当研究室ではこれまで、磁場に応答して弾性率が劇的に変化する材料「磁性ソフトマテリアル」を開発してきました。これは高分子ゲルやエラストマーなどのソフトな材料に磁性微粒子が分散された複合材料です。永久磁石を近づけると、プリンの硬さから軟質プラスチックまで変えることができます。弾性率の変化率は500 倍。世界最高レベルです。磁場で粘弾性が変化するこのような現象は磁気粘弾性効果(magnetorheological effect)と呼ばれています。磁気粘弾性効果をより低い磁場で、より大きく変化する材料の開発を進めています。

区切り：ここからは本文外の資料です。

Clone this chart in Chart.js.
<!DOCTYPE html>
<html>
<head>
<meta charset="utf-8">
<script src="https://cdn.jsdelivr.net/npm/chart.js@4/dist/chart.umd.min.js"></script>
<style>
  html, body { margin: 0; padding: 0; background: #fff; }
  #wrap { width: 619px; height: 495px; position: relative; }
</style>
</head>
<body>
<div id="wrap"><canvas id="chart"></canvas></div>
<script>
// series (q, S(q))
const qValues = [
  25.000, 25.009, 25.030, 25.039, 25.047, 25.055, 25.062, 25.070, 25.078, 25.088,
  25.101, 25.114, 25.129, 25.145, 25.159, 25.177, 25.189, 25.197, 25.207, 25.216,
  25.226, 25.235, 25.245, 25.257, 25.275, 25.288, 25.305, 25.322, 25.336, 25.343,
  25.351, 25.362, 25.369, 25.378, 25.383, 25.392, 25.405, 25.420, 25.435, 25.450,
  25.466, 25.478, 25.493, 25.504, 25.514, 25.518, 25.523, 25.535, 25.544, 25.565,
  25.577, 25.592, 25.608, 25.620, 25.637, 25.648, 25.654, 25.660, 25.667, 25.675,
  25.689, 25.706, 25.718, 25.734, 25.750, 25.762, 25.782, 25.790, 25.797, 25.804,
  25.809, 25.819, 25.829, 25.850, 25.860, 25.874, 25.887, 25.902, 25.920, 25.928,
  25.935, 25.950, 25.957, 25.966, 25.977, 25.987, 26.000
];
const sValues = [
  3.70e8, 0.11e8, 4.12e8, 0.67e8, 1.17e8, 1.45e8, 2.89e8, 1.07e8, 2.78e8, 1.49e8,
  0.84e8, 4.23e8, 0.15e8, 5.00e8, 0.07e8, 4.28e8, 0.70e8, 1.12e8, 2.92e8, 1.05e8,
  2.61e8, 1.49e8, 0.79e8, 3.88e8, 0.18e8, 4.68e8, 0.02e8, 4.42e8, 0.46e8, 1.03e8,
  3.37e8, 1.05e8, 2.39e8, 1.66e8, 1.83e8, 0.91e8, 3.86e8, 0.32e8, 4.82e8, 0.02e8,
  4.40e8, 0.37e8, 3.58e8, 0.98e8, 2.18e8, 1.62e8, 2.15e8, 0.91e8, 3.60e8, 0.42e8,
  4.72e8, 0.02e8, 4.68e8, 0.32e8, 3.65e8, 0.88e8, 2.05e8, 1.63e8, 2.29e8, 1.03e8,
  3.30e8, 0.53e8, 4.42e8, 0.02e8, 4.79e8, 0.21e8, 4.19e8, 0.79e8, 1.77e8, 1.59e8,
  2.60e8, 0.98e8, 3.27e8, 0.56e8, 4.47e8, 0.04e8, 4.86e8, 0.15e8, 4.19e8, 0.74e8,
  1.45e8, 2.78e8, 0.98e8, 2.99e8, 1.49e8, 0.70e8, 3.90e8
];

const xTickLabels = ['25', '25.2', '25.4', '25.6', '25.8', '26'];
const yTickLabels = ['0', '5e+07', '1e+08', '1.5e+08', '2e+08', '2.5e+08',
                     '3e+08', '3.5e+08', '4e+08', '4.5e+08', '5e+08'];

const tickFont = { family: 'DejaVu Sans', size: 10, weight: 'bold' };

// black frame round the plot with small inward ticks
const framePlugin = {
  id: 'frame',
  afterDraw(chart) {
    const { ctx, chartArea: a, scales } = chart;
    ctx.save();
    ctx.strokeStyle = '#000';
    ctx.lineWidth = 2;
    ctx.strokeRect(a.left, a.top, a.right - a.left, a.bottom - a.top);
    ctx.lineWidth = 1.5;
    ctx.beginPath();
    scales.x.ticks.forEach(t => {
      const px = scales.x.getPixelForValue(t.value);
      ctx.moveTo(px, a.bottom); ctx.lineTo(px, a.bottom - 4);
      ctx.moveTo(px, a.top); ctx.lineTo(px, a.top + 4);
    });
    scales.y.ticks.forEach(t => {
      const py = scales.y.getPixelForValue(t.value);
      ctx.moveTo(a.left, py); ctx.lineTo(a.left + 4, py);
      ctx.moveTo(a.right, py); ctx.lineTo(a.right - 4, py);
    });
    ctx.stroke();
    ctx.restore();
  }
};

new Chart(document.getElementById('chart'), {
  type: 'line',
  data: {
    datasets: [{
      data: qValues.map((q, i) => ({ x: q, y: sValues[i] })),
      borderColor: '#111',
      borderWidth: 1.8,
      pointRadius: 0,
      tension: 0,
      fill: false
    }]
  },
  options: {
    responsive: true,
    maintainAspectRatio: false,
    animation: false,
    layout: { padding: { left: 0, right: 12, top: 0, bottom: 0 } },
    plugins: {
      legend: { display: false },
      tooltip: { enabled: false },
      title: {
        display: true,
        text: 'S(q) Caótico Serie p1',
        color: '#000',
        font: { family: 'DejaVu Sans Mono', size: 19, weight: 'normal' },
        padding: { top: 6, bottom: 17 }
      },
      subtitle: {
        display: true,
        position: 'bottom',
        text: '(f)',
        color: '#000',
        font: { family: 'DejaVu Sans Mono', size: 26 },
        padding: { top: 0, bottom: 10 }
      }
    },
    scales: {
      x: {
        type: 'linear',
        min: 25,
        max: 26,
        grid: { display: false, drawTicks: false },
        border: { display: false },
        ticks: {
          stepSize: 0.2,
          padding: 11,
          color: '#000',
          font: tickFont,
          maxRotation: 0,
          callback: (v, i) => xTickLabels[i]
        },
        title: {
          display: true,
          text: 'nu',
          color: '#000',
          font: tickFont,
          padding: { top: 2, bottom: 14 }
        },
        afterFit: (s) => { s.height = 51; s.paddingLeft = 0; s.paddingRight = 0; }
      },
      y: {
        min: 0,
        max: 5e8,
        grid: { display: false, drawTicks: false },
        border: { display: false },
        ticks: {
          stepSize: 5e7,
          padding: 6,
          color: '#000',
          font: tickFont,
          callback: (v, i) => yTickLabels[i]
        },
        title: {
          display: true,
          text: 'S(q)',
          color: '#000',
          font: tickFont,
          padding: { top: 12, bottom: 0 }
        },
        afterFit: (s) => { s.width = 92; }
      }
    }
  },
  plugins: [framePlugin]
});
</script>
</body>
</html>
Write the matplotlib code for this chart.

ひとつの材料で柔らかい状態、硬い状態を作ることができるので、触覚を表現できるデバイスが作れます。例えば、離れた場所で手術をするとき、臓器などの硬さを伝えることができれば便利です。また、物体の硬さが変われば、音や振動の伝達モードが変化します。音を伝えたいときにだけ伝えられる建材などに応用できます。


アピールポイント
電磁場、音場、力学刺激により物性が劇的に変わるソフト材料の材料設計、物性評価(力学・電気・音波物性)ができます。
つながりたい分野(産業界、自治体等)
磁性ソフトマテリアルの用途は床ずれ防止マット、防振ゴム、VRのゲーム機までさまざまです。実用化を目指す企業を期待します。